At this point, one question that popped up in my mind was the relationship between the number of neurons and the performance of the neural network model. Intuitively, the more neurons there are, the higher the memory capacity of that model, and thus better the performance. Of course, the larger the number of neurons, the larger the risk of overfitting our model, which can also negatively impact the performance of the neural network. This is conventional wisdom in the land of deep learning.

Let’s create a function to plot the performance of a neural network and the number of its neurons. Below is a test_class function that achieves this task. The function receives min_neuron, max_neuron, and n_trial as arguments. The first two arguments specify the range for the number of neurons that we are interested in. For example, if we set them to 3 and 40, respectively, that means we want to see the accuracy of models with number of neurons ranging from 3 to 40 in a single layer. The n_trial argument specifies the number of experiments we want to conduct. This way, we can calculate the mean accuracy, just as we did previously.

def test_class(min_neuron, max_neuron, n_trial):
    acc_lst = []
    domain = np.arange(min_neuron, max_neuron)
    for n_neuron in domain:
        acc_ = []
        for _ in range(n_trial):
            net = NeuralNet(n_neuron)
            acc = net.test(X_train, y_train, X_test, y_test, 10, 100)
        acc_score = sum(acc_) / len(acc_)
    fig = plt.figure()
    ax = fig.add_subplot(111, xlabel="Number of Neurons", ylabel="Accuracy")
    ax.plot(domain, acc_lst, color='skyblue')

Let’s call the function to create a plot.

test_class(3, 40, 3)

The result shows that the performance of the neural network generally increases as the number of neurons increase. We don’t see signs of overfitting, but we know it happens: recall that our neural network model with 99 and 64 hidden neurons hit an accuracy of about 95 percent, whereas the model with only 30 to 40 neurons seem to be outperforming this metric by an accuracy hovering around 98 percent. After having realized this, I considered re-running the test_class function with a different range, but eventuially decided to stop the experiment because running the test_class function took a lot more time than I had expected, even on Google Colab. Creating and training the model takes a long time, especially if we are repeating this process (max_neuron - min_neuron) * n_trial times.
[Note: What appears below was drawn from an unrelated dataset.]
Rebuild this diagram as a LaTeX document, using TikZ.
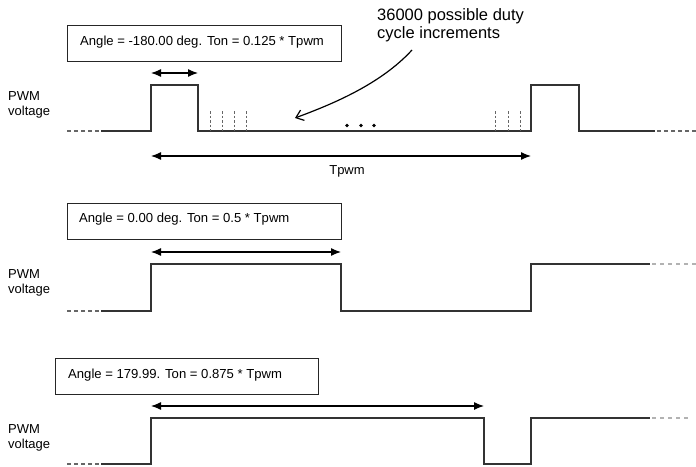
\documentclass[tikz,border=0pt]{standalone}
\usepackage{fontspec}
\setmainfont{Liberation Sans}
\usetikzlibrary{arrows.meta}
\begin{document}
\begin{tikzpicture}[x=1pt,y=-1pt,
  wave/.style={line width=1.1pt,draw=black!80},
  dashend/.style={line width=1.1pt,draw=black!60,dash pattern=on 4pt off 3pt},
  dashendlight/.style={line width=1.1pt,draw=black!30,dash pattern=on 4pt off 4pt},
  tick/.style={line width=0.6pt,draw=black!60,dash pattern=on 2.5pt off 2pt},
  infobox/.style={draw=black!85,line width=0.9pt,inner sep=0pt},
  boxtext/.style={font=\fontsize{13.1}{15}\selectfont,anchor=west,inner sep=0pt},
  lbl/.style={font=\fontsize{13}{15}\selectfont,align=left,anchor=north west,inner sep=0pt},
  dim/.style={line width=1.2pt,{Latex[length=10pt,width=8pt]}-{Latex[length=10pt,width=8pt]}}
]
\useasboundingbox (0,0) rectangle (696,466);

% ---------- Top panel ----------
\draw[infobox] (67,25) rectangle (341,61);
\node[boxtext] (t1) at (80,42) {Angle = -180.00 deg. Ton = 0.125 * Tpwm};
\coordinate (a1l) at (151,73);
\coordinate (a1r) at (198,73);
\draw[dim] (a1l) -- (a1r);
\node[lbl] (p1) at (8,91) {PWM\\voltage};
\draw[dashend] (67,131) -- (101,131);
\draw[wave] (101,131) -- (151,131) -- (151,85) -- (198,85) -- (198,131)
  -- (531,131) -- (531,85) -- (579,85) -- (579,131) -- (655,131);
\draw[dashend] (657,131) -- (696,131);
\foreach \x in {210,222,234,246,495,508,520} \draw[tick] (\x,111) -- (\x,131);
\foreach \x in {347,361,374} \fill[black] (\x,125.5) circle (1.8pt);
\coordinate (tl) at (151,156);
\coordinate (tr) at (531,156);
\draw[dim] (tl) -- (tr);
\node[font=\fontsize{13}{15}\selectfont,inner sep=0pt] (tp) at (347,171) {Tpwm};
\node[font=\fontsize{16.5}{18}\selectfont,align=left,anchor=north west,inner sep=0pt] (note) at (377,8)
  {36000 possible duty\\cycle increments};
\coordinate (cs) at (412,50);
\coordinate (ce) at (295,118);
\draw[line width=1.2pt,-{Straight Barb[length=7pt,width=11pt]}] (cs) .. controls (380,85) and (330,105) .. (ce);

% ---------- Middle panel ----------
\draw[infobox] (67,203) rectangle (341,239);
\node[boxtext] (t2) at (79,219) {Angle = 0.00 deg. Ton = 0.5 * Tpwm};
\coordinate (a2l) at (151,252);
\coordinate (a2r) at (341,252);
\draw[dim] (a2l) -- (a2r);
\node[lbl] (p2) at (8,269) {PWM\\voltage};
\draw[dashend] (67,311) -- (101,311);
\draw[wave] (101,311) -- (151,311) -- (151,264) -- (341,264) -- (341,311)
  -- (531,311) -- (531,264) -- (650,264);
\draw[dashendlight] (652,264) -- (696,264);

% ---------- Bottom panel ----------
\draw[infobox] (55,358) rectangle (318,394);
\node[boxtext] (t3) at (68,375) {Angle = 179.99. Ton = 0.875 * Tpwm};
\coordinate (a3l) at (151,406);
\coordinate (a3r) at (484,406);
\draw[dim] (a3l) -- (a3r);
\node[lbl] (p3) at (8,424) {PWM\\voltage};
\draw[dashend] (67,464) -- (101,464);
\draw[wave] (101,464) -- (151,464) -- (151,418) -- (484,418) -- (484,464)
  -- (531,464) -- (531,418) -- (650,418);
\draw[dashendlight] (652,418) -- (690,418);
\end{tikzpicture}
\end{document}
For now, the simple observation that the performance seems to increase with more neurons, then fall at one point once overfitting starts to happen, will suffice to satisfy our curiosity.


In this post, we built a neural network only using numpy and math. This was a lot more difficult than building other machine learning models from scratch particularly because of the heavy mathematics involved. However, it was definitely worth the challenge becasue completing and writing up this tutorial made me think a lot more about the clockwork of a neural network model.

It is easy to think of neural networks as a black box, especially given the sheer ease of creating it. With just tf.keras, one can build a simple neural network like this one in no time. Indeed, the main reason why I love the Keras functional API so much is that it is so easy to code and deploy a neural network model. However, when we write such models by depending on preexisting libraries, we sometimes grow oblivious to the intricacies the take place under the hood. It is my hope that reading and following along this post gave you a renewed sense of respect for the writers of such libraries, as well as the beauty of neural network models themselves.

I hope you enjoyed reading this post. Catch you up in the next one!